‘El arte de la pintura’, de Vermeer de Delft
En su poema ‘El reino oscuro’, del libro
‘Una oculta razón’ -con el que obtuvo el prestigioso Premio Loewe de
Poesía- Álvaro Valverde restaura la
hipnotizante atmósfera de un cuadro que había en su casa y que él recuerda con
una emoción especial. El poeta no cita el título de la pintura, pero la
precisión de sus palabras conducen al lector hasta la famosa obra de Vermeer
‘El arte de la pintura’ o ‘Alegoría de la pintura’.
Cuando releo ese poema surge la pregunta.
¿Qué cuadros recuerdo de mi primera infancia? Pues entre otros, dos
reproducciones, de pequeño tamaño y enmarcadas con idéntica moldura, de ‘La
rendición de Breda’, de Velázquez, y ‘Rebeca y Eliecer’, de Murillo. Ignoro su
origen. Supongo que mis padres los compraron junto con otros muebles o acaso se
los regalaron porque hacían juego con la decoración de aquella estancia.

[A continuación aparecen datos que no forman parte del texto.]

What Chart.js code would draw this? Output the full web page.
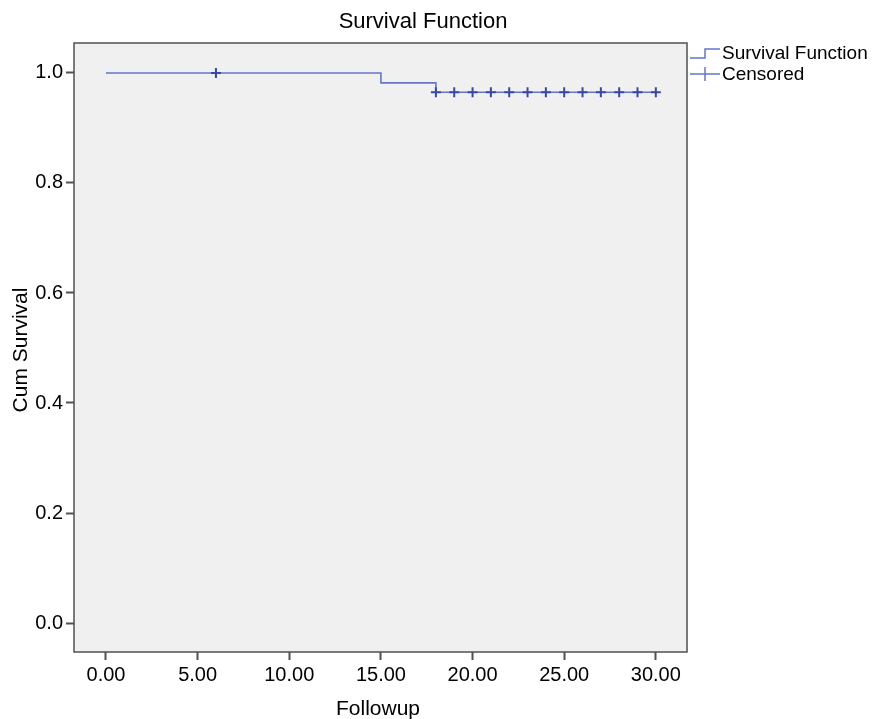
<!DOCTYPE html>
<html>
<head>
<meta charset="utf-8">
<script src="https://cdn.jsdelivr.net/npm/chart.js@4/dist/chart.umd.min.js"></script>
<style>
html,body{margin:0;padding:0;background:#fff;}
#wrap{width:885px;height:719px;position:relative;}
</style>
</head>
<body>
<div id="wrap"><canvas id="c" width="885" height="719"></canvas></div>
<script>
// Data
const survivalTimes = [0, 15, 18, 30];
const survivalValues = [1.0, 0.982, 0.965, 0.965];
const censoredTimes = [6, 18, 19, 20, 21, 22, 23, 24, 25, 26, 27, 28, 29, 30];
const censoredValues = [1.0, 0.965, 0.965, 0.965, 0.965, 0.965, 0.965, 0.965, 0.965, 0.965, 0.965, 0.965, 0.965, 0.965];
const xTicks = [0, 5, 10, 15, 20, 25, 30];
const yTicks = [0.0, 0.2, 0.4, 0.6, 0.8, 1.0];
const titleText = 'Survival Function';
const xTitle = 'Followup';
const yTitle = 'Cum Survival';
const legendLabels = ['Survival Function', 'Censored'];

const lineColor = 'rgb(100,118,200)';
const markColor = 'rgb(55,72,165)';
const FONT = 'Liberation Sans, Arial, sans-serif';

const survivalData = survivalTimes.map((t, i) => ({x: t, y: survivalValues[i]}));
const censoredData = censoredTimes.map((t, i) => ({x: t, y: censoredValues[i]}));

const decor = {
  id: 'decor',
  beforeDraw(chart) {
    const {ctx, chartArea: a} = chart;
    ctx.save();
    ctx.fillStyle = '#f0f0f0';
    ctx.fillRect(a.left, a.top, a.right - a.left, a.bottom - a.top);
    ctx.restore();
  },
  afterDraw(chart) {
    const {ctx, chartArea: a} = chart;
    ctx.save();
    ctx.strokeStyle = '#505050';
    ctx.lineWidth = 1.5;
    ctx.strokeRect(a.left, a.top, a.right - a.left, a.bottom - a.top);
    // title
    ctx.fillStyle = '#000';
    ctx.font = '22px ' + FONT;
    ctx.textAlign = 'center';
    ctx.textBaseline = 'middle';
    ctx.fillText(titleText, 423, 22);
    // x title
    ctx.font = '21px ' + FONT;
    ctx.fillText(xTitle, 378, 709);
    // y title
    ctx.save();
    ctx.translate(21, 350);
    ctx.rotate(-Math.PI / 2);
    ctx.fillText(yTitle, 0, 0);
    ctx.restore();
    // legend
    ctx.strokeStyle = lineColor;
    ctx.lineWidth = 1.5;
    ctx.beginPath();
    ctx.moveTo(690, 58); ctx.lineTo(705, 58); ctx.lineTo(705, 49); ctx.lineTo(720, 49);
    ctx.stroke();
    ctx.beginPath();
    ctx.moveTo(690, 74); ctx.lineTo(720, 74);
    ctx.stroke();
    ctx.beginPath();
    ctx.moveTo(705, 67); ctx.lineTo(705, 81);
    ctx.stroke();
    ctx.fillStyle = '#000';
    ctx.font = '19px ' + FONT;
    ctx.textAlign = 'left';
    ctx.fillText(legendLabels[0], 722, 54);
    ctx.fillText(legendLabels[1], 722, 75);
    ctx.restore();
  }
};

new Chart(document.getElementById('c'), {
  type: 'scatter',
  data: {
    datasets: [
      {
        type: 'line',
        label: legendLabels[0],
        data: survivalData,
        stepped: 'before',
        borderColor: lineColor,
        borderWidth: 1.6,
        pointRadius: 0,
        fill: false,
        order: 2
      },
      {
        type: 'scatter',
        label: legendLabels[1],
        data: censoredData,
        pointStyle: 'cross',
        pointRadius: 5,
        borderColor: markColor,
        backgroundColor: markColor,
        borderWidth: 2,
        order: 1
      }
    ]
  },
  options: {
    responsive: false,
    animation: false,
    layout: {padding: {left: 0, top: 43, right: 198, bottom: 0}},
    plugins: {legend: {display: false}, tooltip: {enabled: false}, title: {display: false}},
    scales: {
      x: {
        type: 'linear',
        min: -1.745,
        max: 31.7,
        afterBuildTicks(s) { s.ticks = xTicks.map(v => ({value: v})); },
        afterFit(s) { s.height = 67; },
        border: {display: false},
        grid: {display: true, drawOnChartArea: false, drawTicks: true, tickLength: 8, tickWidth: 2, tickColor: '#505050'},
        ticks: {color: '#000', font: {size: 20, family: FONT}, padding: 3, maxRotation: 0, callback: v => v.toFixed(2)}
      },
      y: {
        type: 'linear',
        min: -0.0527,
        max: 1.0545,
        afterBuildTicks(s) { s.ticks = yTicks.map(v => ({value: v})); },
        afterFit(s) { s.width = 74; },
        border: {display: false},
        grid: {display: true, drawOnChartArea: false, drawTicks: true, tickLength: 8, tickWidth: 2, tickColor: '#505050'},
        ticks: {color: '#000', font: {size: 20, family: FONT}, padding: 3, callback: v => v.toFixed(1)}
      }
    }
  },
  plugins: [decor]
});
</script>
</body>
</html>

Si cierro los ojos y reconstruyo la imagen de los dos cuadros me
invade la misma sensación que si me hubiera zampado la ‘magdalena de Proust’,
aquella ‘piedra Roseta’ capaz de descifrar y de activar los intrincados
mecanismos de la memoria.
Aunque
bien pensado, el recuerdo de esas obras de Velázquez y de Murillo tal vez sea
una evocación contaminada por la melancolía, porque el último regalo de mis
hijos (que son quienes me oyen hablar un día sí y otro también del territorio
sagrado de la infancia), el último regalo, decía, es el popular higrómetro del
fraile capuchino señalando con su varita el tiempo seco, bueno o húmedo. Y
ahora que tengo colgado al fraile (sin segundas, ¡eh!) frente a mi mesa de
trabajo, siento vivamente que es como si me asomara a una ventana tras la que
veo a un niño que mira embelesado la silueta del fraile, aguardando a que suba
o baje la varita y se ponga o se quite la capucha. Y aquel niño soy yo.